In contrast, throughout history, the world’s greatest philosophers, generals, and leaders have stressed the critical importance of developing warrior-scholars who possess the knowledge required to lead, fight, and win wars. Like the “Great Man Theory” of leadership, the legends of great military generals often speak of the personal devotion to study and professional development they undertook to prepare themselves to lead when destiny called. With near-superhuman devotion, they burned the midnight oil. After long days of physical exertion and training in the field, these heroic figures sacrificed countless hours to the monkish study of their adversary and the theory and practice of war. Gen. James Mattis famously stated, “If you haven’t read hundreds of books, you are functionally illiterate, and you will be incompetent, because your personal experiences alone aren’t broad enough to sustain you.” The message is clear: Whether a lieutenant or a general, countless assignments in tactical line units and combat experience are not enough to prepare leaders for the complex challenges of operational and strategic leadership.

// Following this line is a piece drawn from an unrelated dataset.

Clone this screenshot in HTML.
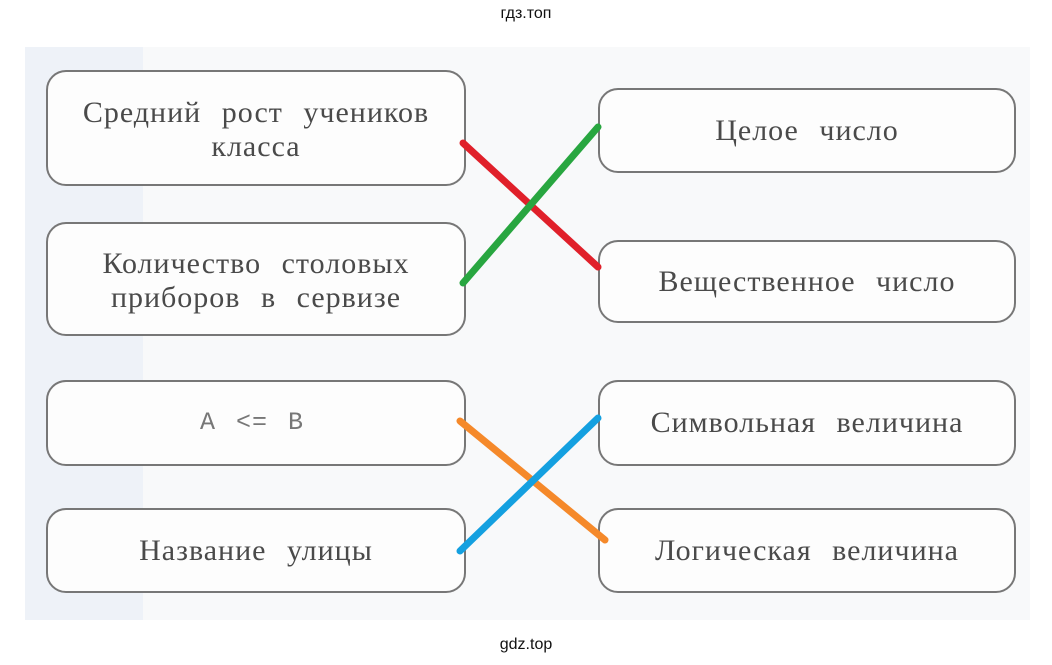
<!DOCTYPE html>
<html><head><meta charset="utf-8"><style>
body{margin:0;width:1052px;height:665px;background:#fff;position:relative;overflow:hidden;font-family:"Liberation Serif","Noto Serif CJK SC",serif}
.t{position:absolute;left:0;width:1052px;text-align:center;font-family:"Liberation Sans",sans-serif;font-size:16px;color:#111}
.bg{position:absolute;left:25px;top:47px;width:1005px;height:573px;background:#f8f9fa}
.strip{position:absolute;left:25px;top:47px;width:118px;height:573px;background:#eef2f8}
.b{position:absolute;border:2px solid #777;border-radius:20px;background:#fdfdfd;display:flex;align-items:center;justify-content:center;text-align:center;color:#4a4a4a;font-size:30px;line-height:34px;letter-spacing:1px;word-spacing:12px;box-sizing:border-box}
svg{position:absolute;left:0;top:0}
</style></head><body>
<div class="t" style="top:5px">гдз.топ</div>
<div class="bg"></div><div class="strip"></div>
<div class="b" style="left:46px;top:70px;width:420px;height:116px;padding-top:4px">Средний рост учеников<br>класса</div>
<div class="b" style="left:46px;top:222px;width:420px;height:114px;padding-top:4px">Количество столовых<br>приборов в сервизе</div>
<div class="b" style="left:598px;top:88px;width:418px;height:85px">Целое число</div>
<div class="b" style="left:598px;top:240px;width:418px;height:83px">Вещественное число</div>
<div class="b" style="left:46px;top:380px;width:420px;height:86px;justify-content:flex-start;padding-left:152px;font-family:'Liberation Mono',monospace;font-size:25px;color:#777;letter-spacing:1px;word-spacing:4px">A &lt;= B</div>
<div class="b" style="left:46px;top:508px;width:420px;height:85px">Название улицы</div>
<div class="b" style="left:598px;top:380px;width:418px;height:86px">Символьная величина</div>
<div class="b" style="left:598px;top:508px;width:418px;height:85px">Логическая величина</div>
<svg width="1052" height="665">
<line x1="463" y1="143" x2="598" y2="267" stroke="#e0202a" stroke-width="7" stroke-linecap="round"/>
<line x1="463" y1="283" x2="598" y2="127" stroke="#28a640" stroke-width="7" stroke-linecap="round"/>
<line x1="460" y1="421" x2="605" y2="540" stroke="#f5892a" stroke-width="7" stroke-linecap="round"/>
<line x1="460" y1="551" x2="598" y2="418" stroke="#14a0e0" stroke-width="7" stroke-linecap="round"/>
</svg>
<div class="t" style="top:636px">gdz.top</div>
</body></html>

In an interview with a recently retired U.S. Army four-star general and former combatant commander, the general stated that all the military professional development and education he received focused on preparing him to be a good division commander. Beyond division command, he felt ill-prepared to navigate his three- and four-star assignments. His message was that the U.S. Army develops the best brigade- and division-level commanders in the world. But are they prepared for the next level? In this general officer’s opinion, the answer was “no.”

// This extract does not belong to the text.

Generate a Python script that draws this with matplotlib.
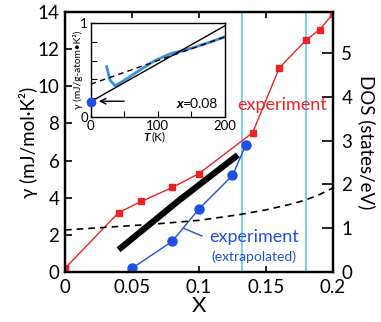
import matplotlib
matplotlib.use("Agg")
import matplotlib.pyplot as plt

plt.rcParams['font.family'] = ['Lato', 'DejaVu Sans']

# ---- main data (x = composition) ----
red_x = [0, 0.04, 0.057, 0.08, 0.1, 0.14, 0.16, 0.18, 0.19, 0.2]
red_gamma = [0.2, 3.2, 3.8, 4.55, 5.3, 7.5, 11.0, 12.5, 13.05, 13.9]

blue_x = [0.05, 0.08, 0.1, 0.125, 0.135]
blue_gamma = [0.2, 1.65, 3.4, 5.2, 6.85]

thick_x = [0.04, 0.085, 0.129]
thick_gamma = [1.2, 3.85, 6.3]

dos_x = [0, 0.03, 0.065, 0.1, 0.13, 0.15, 0.17, 0.18, 0.19, 0.2]
dos_vals = [0.96, 1.02, 1.09, 1.18, 1.31, 1.42, 1.56, 1.65, 1.77, 1.92]

vlines_x = [0.132, 0.18]

x_ticks = [0, 0.05, 0.1, 0.15, 0.2]
x_ticklabels = ['0', '0.05', '0.1', '0.15', '0.2']
y_ticks = [0, 2, 4, 6, 8, 10, 12, 14]
dos_ticks = [0, 1, 2, 3, 4, 5]

# ---- inset data ----
inset_T_line = [0, 200]
inset_solid = [0.165, 0.968]
inset_dashed = [0.35, 0.85]
inset_blue_T = [23.8, 28.7, 36.2, 50, 66, 80, 95.8, 110, 120.6, 135, 150.4, 165, 180, 200]
inset_blue_y = [0.535, 0.394, 0.334, 0.39, 0.465, 0.53, 0.6, 0.645, 0.677, 0.70, 0.73, 0.765, 0.8, 0.852]
inset_dot_T = [0]
inset_dot_y = [0.165]

RED = '#ee2222'
BLUE = '#1f4fe6'
CYAN = '#5cc8ec'
LBLUE = '#3a8ee0'

fig = plt.figure(figsize=(3.81, 3.22), dpi=100)
ax = fig.add_axes([0.1706, 0.1553, 0.7034, 0.8074])
ax.set_xlim(0, 0.2)
ax.set_ylim(0, 14)
ax2 = ax.twinx()
ax2.set_ylim(0, 14 / 2.357)

for xv in vlines_x:
    ax.axvline(xv, color=CYAN, lw=1.2, zorder=1)

ax.plot(thick_x, thick_gamma, color='black', lw=4.5, solid_capstyle='butt', zorder=3)
ax.plot(red_x, red_gamma, color=RED, lw=1.0, marker='s', ms=4, zorder=4)
ax.plot(blue_x, blue_gamma, color=BLUE, lw=1.0, marker='o', ms=6.5, zorder=4)
ax2.plot(dos_x, dos_vals, color='black', lw=1.2, ls=(0, (4, 3)), zorder=2)

ax.plot([0.0883, 0.1022], [2.36, 1.94], color=BLUE, lw=1.0, zorder=4)
ax.text(0.1623, 8.99, 'experiment', color=RED, fontsize=13, ha='center', va='center')
ax.text(0.141, 1.88, 'experiment', color=BLUE, fontsize=13, ha='center', va='center')
ax.text(0.141, 0.81, '(extrapolated)', color=BLUE, fontsize=10, ha='center', va='center')

ax.set_xticks(x_ticks)
ax.set_xticklabels(x_ticklabels)
ax.set_yticks(y_ticks)
ax2.set_yticks(dos_ticks)
ax.tick_params(axis='x', direction='in', length=4, width=1.2, labelsize=13.5, pad=5, top=True)
ax.tick_params(axis='y', direction='in', length=5, width=1.2, labelsize=13.5, pad=4)
ax2.tick_params(axis='y', direction='in', length=8, width=1.2, labelsize=13.5, pad=6)
for a in (ax, ax2):
    for s in a.spines.values():
        s.set_linewidth(1.6)

ax.set_xlabel('X', fontsize=16, labelpad=0)
ax.set_ylabel('γ (mJ/mol·K²)', fontsize=13.5, labelpad=0)
ax2.set_ylabel('DOS (states/eV)', fontsize=13.5, rotation=-90, labelpad=17)

# ---- inset ----
axi = fig.add_axes([0.238, 0.6357, 0.3525, 0.2938])
axi.set_zorder(5)
axi.set_facecolor('white')
axi.set_xlim(0, 200)
axi.set_ylim(0, 1)
axi.plot(inset_T_line, inset_solid, color='black', lw=1.0, zorder=3)
axi.plot(inset_T_line, inset_dashed, color='black', lw=1.0, ls=(0, (4, 3)), zorder=4)
axi.plot(inset_blue_T, inset_blue_y, color=LBLUE, lw=2.0, zorder=2)
axi.plot(inset_dot_T, inset_dot_y, 'o', color=BLUE, ms=6, clip_on=False, zorder=5)
axi.annotate('', xy=(8, 0.17), xytext=(54, 0.17),
             arrowprops=dict(arrowstyle='->', color='black', lw=1.0))
axi.set_xticks([0, 50, 100, 150, 200])
axi.set_xticklabels(['0', '', '100', '', '200'])
axi.set_yticks([0, 0.2, 0.4, 0.6, 0.8, 1.0])
axi.set_yticklabels(['0', '', '', '', '', '1'])
axi.tick_params(direction='in', length=4, width=0.8, labelsize=9.5, pad=2)
for s in axi.spines.values():
    s.set_linewidth(1.0)
axi.set_ylabel('γ (mJ/g-atom•K²)', fontsize=7.3, labelpad=-2)
axi.text(0.44, -0.21, 'T', fontsize=8.5, fontweight='bold', style='italic',
         ha='right', va='center', transform=axi.transAxes)
axi.text(0.455, -0.21, '(K)', fontsize=8.5, ha='left', va='center', transform=axi.transAxes)
axi.text(0.69, 0.14, 'x', fontsize=10, fontweight='bold', style='italic',
         ha='right', va='center', transform=axi.transAxes)
axi.text(0.948, 0.14, '=0.08', fontsize=10, ha='right', va='center', transform=axi.transAxes)

fig.savefig('out.png', dpi=100)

A conversation with a former Training and Doctrine (TRADOC) commander provided further enlightenment. He described how one of the most dramatic steps in an Army officer’s career is being promoted to general officer rank. Newly minted one-star generals have “done an exceptionally good job in their career to this level but just find it very difficult when they pin on a star because up until this point, they’ve been doing a lot of things that they’ve been doing all along, just on a larger scale.” However, the transition to flag officer ranks requires a higher level of intellectual engagement, a quality that is not gained by merely scrolling through headlines on news feeds and social media.
The former TRADOC commander emphasized, “Some officers just aren’t intellectually prepared to make the transition. … We promote maybe forty out of 4,000. In that group of forty, you’ll have maybe one or two [who] are capable and intellectually equipped to think and perform at the strategic level. You may not have any. And not every great division commander is meant to be promoted either. They just don’t necessarily see the world strategically. … We still promote GOs to four stars that are ‘frozen in time’ as great brigade commanders.”
Another senior executive officer weighed in to the conversation, opining that because brigadiers now have a star, they think they are the one. Their ambition outweighs and overshadows their capability. As a former chief of staff of the Army noted, the Army tends “to develop leaders more in the context of ‘what to think,’ not ‘how to think.’ We train leaders to think in a linear fashion, not holistically, and it hurts our flag officers when they reach three- and four-star level.”
To ensure we maintain an intellectual edge and guard against shallow leadership and hollow intellectualism, we cannot be satisfied with educational programs that meet minimum requirements of academic rigor. The challenge of developing strategic leaders for the twenty-first century, however, does not rest solely on the military institution. As professionals, we have a personal responsibility to meet the intellectual demands of the future operational environment. If we truly believe that people are our biggest asset and soldiers are our most lethal weapons system, we have a personal duty to achieve cognitive superiority over our adversary. Meeting these obligations requires reading above and beyond the requirements of any military schoolhouse.
No doubt, personal preparation for leadership and conflict at all levels takes the form of physical, mental, emotional, and spiritual fitness. The Army’s system of training, education, and professional development, as good as it is, must be augmented by personally driven, individual development and initiative. For many, this translates into a personal and professional reading program that should be as religiously followed as our morning physical fitness regimen. It can begin with the simple survey of the Army chief of staff’s recommended reading list or the Army University Press website. Our books and materials are free, downloadable, or can be shipped to you at no personal cost. However you design your personal professional develop plan, reading must be a foundational element. Read like your life depends on it!